My experience on that trail next to the field came back to mind.  That must have been it.

We would be provided with the full list of the other animals on campus, those that my Engineering department had to find a place for.  Blue breasted bee-eater, the bird.  A duiker, I had to check that out before I found out what it was.  How about another bird, the Rouget’s rail!  Several tortoises – I had seen these while on previous runs, just grazing next to the trail.  Hooded vultures – no comment on this.  Frogs – this is an animal?  Liars!  White-tailed mongoose.  

A civet – that was another animal that I had not heard of, but there it was projected on the big screen.  Vervet monkey – so that is what that thing is called!?  The list would go on… Green parrot, Honey bees…
“We also have three of the four species of Ibis nesting around the waste water ponds,” the presenter would update us.
I had to look that one up, since that would be quite something.  The real genus for this would therefore be Bostrychia, though my source would indicate five species in this genus.
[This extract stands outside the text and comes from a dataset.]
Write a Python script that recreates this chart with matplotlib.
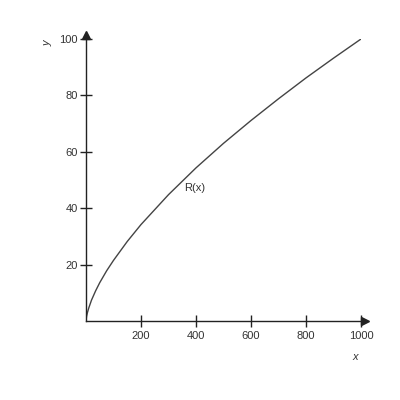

Back to the run at night, where you must have both your eyes and ears open.  You also need to have your instinct ready and waiting.  The run at night is also likely to be faster since your adrenalin is likely to be elevated ready for ‘anything’.  However, this also means that your stress level may be unnecessarily high during and immediately after the run, hence you need to know how to deal with it.  Just finish your run and get something to relax you, like a warm bath and a cup of your favourite drink – water can still do.  I finished off with a bath and a glass of warm water, even as my Endomondo gave out the stats as: 
DISTANCE - 13.94 km
DURATION - 1h:08m:10s 

Finally, please note that there is a difference between running-in-the-dark and night-running.